Multi-Layered Neural Network
8 Comments Published November 10th, 2006 in ITP, blog, neural, p5, programming, teaching_So after a fierce battle with my own neurons, I am ready to release part II of my Processing series: “Neural Network! Huah! What is it good for? (Sing it again, now.)”
This example implements a multi-layered neural network that learns via “back propogation.” It’s specifically trained to solve XOR. In other words, there are two inputs and the desired result is input1 XOR input2.
0,1 –> 1
1,0 –> 1
0,0 –> 0
1,1 –> 0
The structure looks something like this:
However, I think there might be a flaw in my back propogation learning algorithm. For whatever reason, with the above neural structure, I can only successfully train my network (starting with random connection weights between -1 and 1) approximately 60% of the time. For the other 40%, the network gets stuck and can’t find the proper solution.
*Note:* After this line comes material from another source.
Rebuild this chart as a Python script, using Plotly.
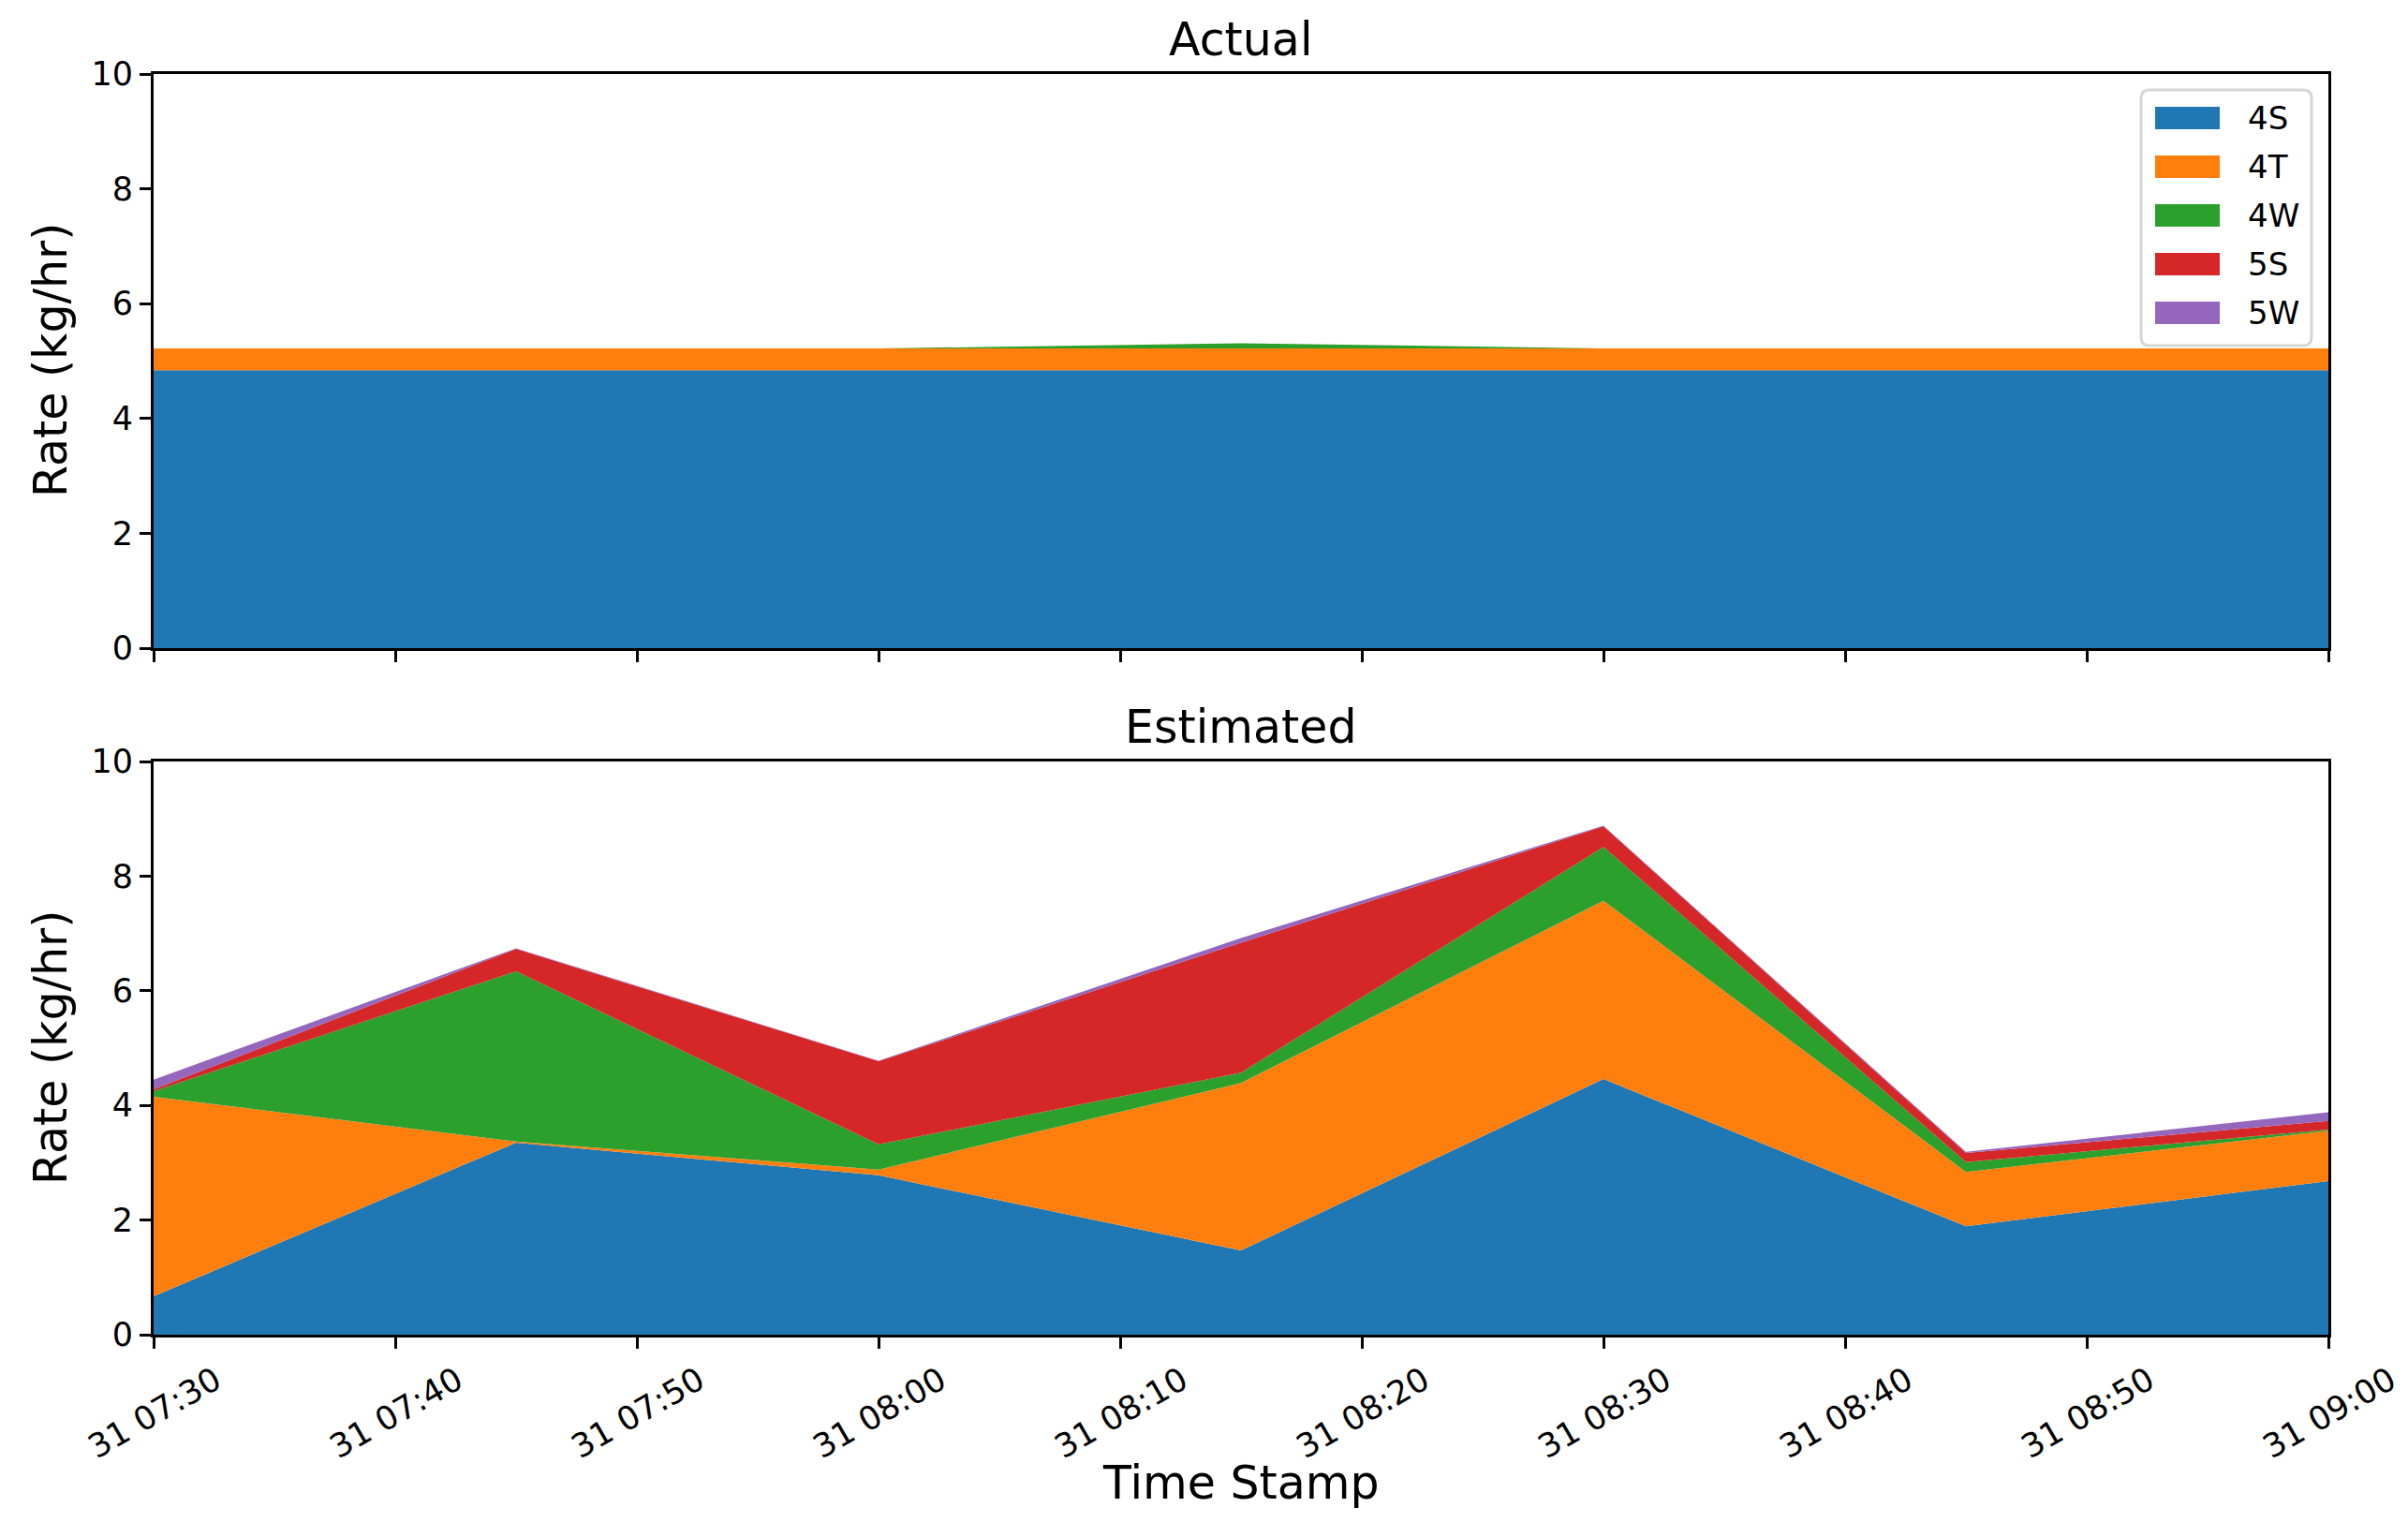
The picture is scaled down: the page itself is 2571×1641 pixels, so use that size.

If I add two more neurons to the hidden layer, like so. . .
. . . it trains flawlessly, finding a reasonable solution space after a few thousand training iterations 100% of the time (or at least as far as I can reasonably test.) What am I missing?
Anyway, a more involved tutorial about the theory, concepts, algorithms, and code behind neural networks is forthcoming. . . at some point. . . after I invent that machine that makes time that is . .
If you are downloading the source, note that the code for the nn.jar package is contained in /xor/code/src/nn. Because I’m using a large number of classes in the design of the network, I didn’t want to restrict myself to Processing tabs. Update (2/08/10): New download link: http://www.shiffman.net/teaching/nature/nn/



Your network with two hidden nodes should train to a error of
Train to an error of. . . what?? The suspense is killing me. . .
I don’t think you’ve done anything wrong, one of the problems with backpropagation is that it sometimes converges on local minima (this is one of the reasons “momentum” is used during weight change). I get similar percentages of ~66% and ~98%: http://rpi.edu/~mcdonk/code/xor/ (My code allows for a more generic network structure but isn’t quite as nicely packaged
)
Thanks for the comments Kyle. After doing some further reading I came to similar conclusions. I’m going to make this example a bit more generic (maybe even turn it into a library) and investigate incorporating “momentum” into the weight changes. . .
It think Aaron Steed is in the middle of a backpropagation library already, actually: http://www.robotacid.com/PBeta/AILibrary/ (A more general connectionist library might be cool though, there are some other architectures people would appreciate…)
I love how gratuitously pretty you’ve made this.
I’ll be curious to see what else you come up with on the Neural Networks In Processing front (especially if you do make a library!) – I expect to be doing some experimenting in this area myself, for academic reasons (see http://www.mimeomai.f2s.com/oolong/ac/ if you’re curious).
Hi Daniel,
Thanks for your effort. I tried to access the code but the page can not be found. Can you help in this please?